Among other things, the administration earlier this year changed the focus of worksite enforcement raids away from targeting undocumented workers, and instead on employers who break immigration laws.
"The president has some time," said Mark Krikorian from the Center for Immigration Studies, a group that favors tighter immigration restrictions.
"I can't guess if he has six months or a year where he can keep kicking the can down the road before he pays a political price from one side or the another. But at some point his time runs out."
6.16.2009
Everett woman accused in Arizona slayings
The Seattle Times
Saturday, June 13, 2009
Everett woman accused in Arizona slayings
The Associated Press
Two of three people arrested in a southern Arizona home invasion that left a little girl and her father dead had connections to a Washington state anti-illegal immigration group that conducts border watch activities in Arizona.
Jason Eugene Bush, 34, Shawna Forde, 41, and Albert Robert Gaxiola, 42, have been charged with two counts each of first-degree murder and other charges, said Sheriff Clarence Dupnic of Pima County, Ariz.
The trio are alleged to have dressed as law enforcement officers and forced their way into a rural Arivaca home on May 30, wounding a woman and fatally shooting her husband and their 9-year-old daughter. Their motive was financial, Dupnic said.
"The husband who was murdered has a history of being involved in narcotics and there was an anticipation that there would be a considerable amount of cash at this location as well as the possibility of drugs," Dupnic said.
Forde is the leader of Minutemen American Defense, a small border watch group, and Bush goes by the nickname "Gunny" and is its operations director, according to the group's Web site. She is from Everett, Wash., has recently been living in Arizona and was once associated with the better known and larger Minuteman Civil Defense Corps.

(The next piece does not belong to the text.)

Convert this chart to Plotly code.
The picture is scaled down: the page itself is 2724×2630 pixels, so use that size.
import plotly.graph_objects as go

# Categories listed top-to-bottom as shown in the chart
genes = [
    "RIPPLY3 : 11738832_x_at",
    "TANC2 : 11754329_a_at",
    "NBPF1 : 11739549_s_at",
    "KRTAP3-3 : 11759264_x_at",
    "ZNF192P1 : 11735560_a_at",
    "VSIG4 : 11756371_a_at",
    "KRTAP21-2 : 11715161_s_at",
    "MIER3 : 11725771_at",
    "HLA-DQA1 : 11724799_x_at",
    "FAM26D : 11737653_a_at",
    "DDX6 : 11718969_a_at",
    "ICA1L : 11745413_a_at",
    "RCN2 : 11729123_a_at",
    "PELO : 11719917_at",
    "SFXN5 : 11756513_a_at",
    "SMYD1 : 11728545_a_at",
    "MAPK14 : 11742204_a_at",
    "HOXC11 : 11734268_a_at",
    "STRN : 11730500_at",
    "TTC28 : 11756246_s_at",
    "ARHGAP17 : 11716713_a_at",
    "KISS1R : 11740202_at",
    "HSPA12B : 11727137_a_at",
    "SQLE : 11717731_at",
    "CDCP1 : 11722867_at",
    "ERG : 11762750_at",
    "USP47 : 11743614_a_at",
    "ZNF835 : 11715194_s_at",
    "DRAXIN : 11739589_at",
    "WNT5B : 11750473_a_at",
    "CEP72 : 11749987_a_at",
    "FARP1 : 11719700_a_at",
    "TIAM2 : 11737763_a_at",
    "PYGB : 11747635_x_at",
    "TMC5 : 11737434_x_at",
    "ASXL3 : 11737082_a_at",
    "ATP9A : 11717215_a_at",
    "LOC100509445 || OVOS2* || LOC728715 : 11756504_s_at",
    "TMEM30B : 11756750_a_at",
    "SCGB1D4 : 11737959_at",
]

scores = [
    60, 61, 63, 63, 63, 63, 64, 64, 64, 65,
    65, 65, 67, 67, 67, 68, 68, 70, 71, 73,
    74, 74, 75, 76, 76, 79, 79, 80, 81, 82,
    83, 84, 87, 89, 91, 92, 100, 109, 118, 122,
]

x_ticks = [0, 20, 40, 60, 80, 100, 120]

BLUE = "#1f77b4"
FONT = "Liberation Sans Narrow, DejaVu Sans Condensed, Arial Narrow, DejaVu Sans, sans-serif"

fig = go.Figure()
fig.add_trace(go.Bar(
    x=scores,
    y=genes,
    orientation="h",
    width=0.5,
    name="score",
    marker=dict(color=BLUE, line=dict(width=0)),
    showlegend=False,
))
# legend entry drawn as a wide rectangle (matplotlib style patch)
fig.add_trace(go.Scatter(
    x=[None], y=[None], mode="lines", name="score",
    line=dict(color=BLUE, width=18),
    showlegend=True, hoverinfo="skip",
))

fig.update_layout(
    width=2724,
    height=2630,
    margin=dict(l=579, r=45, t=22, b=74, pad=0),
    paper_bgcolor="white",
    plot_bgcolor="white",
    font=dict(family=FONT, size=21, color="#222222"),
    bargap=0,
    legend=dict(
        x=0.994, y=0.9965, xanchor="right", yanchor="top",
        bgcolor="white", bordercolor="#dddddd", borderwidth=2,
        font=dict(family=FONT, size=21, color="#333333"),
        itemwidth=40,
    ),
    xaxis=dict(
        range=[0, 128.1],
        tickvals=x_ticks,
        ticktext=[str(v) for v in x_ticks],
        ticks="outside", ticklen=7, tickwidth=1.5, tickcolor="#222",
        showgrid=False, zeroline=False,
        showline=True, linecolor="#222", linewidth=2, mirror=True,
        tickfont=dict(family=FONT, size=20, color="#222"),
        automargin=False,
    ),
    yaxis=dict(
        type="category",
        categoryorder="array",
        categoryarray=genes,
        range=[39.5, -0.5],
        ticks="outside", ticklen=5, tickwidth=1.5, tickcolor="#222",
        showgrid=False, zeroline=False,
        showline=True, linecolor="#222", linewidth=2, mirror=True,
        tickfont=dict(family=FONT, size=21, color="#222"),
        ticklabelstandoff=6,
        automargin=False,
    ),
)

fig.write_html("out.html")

A statement attributed to officers of Forde's group and posted on its Web site on Saturday extended condolences to the victims' families and said the group doesn't condone such acts and will cooperate with law enforcement.
The assailants planned to leave no one alive, Dupnic said at a press conference in Tucson on Friday. He said Forde was the ringleader.
"This was a planned home invasion where the plan was to kill all the people inside this trailer so there would be no witnesses," Dupnic said. "To just kill a 9-year-old girl because she might be a potential witness to me is just one of the most despicable acts that I have heard of."
Dupnic said Forde continued working through Friday to raise a large amount of money to make her anti-illegal immigrant operation more sophisticated.
Forde denied involvement as she was led from sheriff's headquarters.
"No, I did not do it," she said. "I had nothing to do with it."
Gaxiola also denied involvement; Bush was arrested at a Kingman, Ariz., hospital where he was being treated for a leg wound he allegedly received when the woman who survived the attack managed to get a gun and fire back.
Killed were 9-year-old Brisenia Flores and her 29-year-old father, Raul Junior Flores. The name of the wounded woman who survived the attack hasn't been released.
Forde is well known in the anti-illegal immigration community, said Brian Levin, director of the Center for the Study of Hate and Extremism at California State University-San Bernardino.
"She's someone who even within the anti-immigration movement has been labeled as unstable," Levin said. "She was basically forced out of another anti-immigrant group, the Minuteman Civil Defense Corps, and then founded her own organization."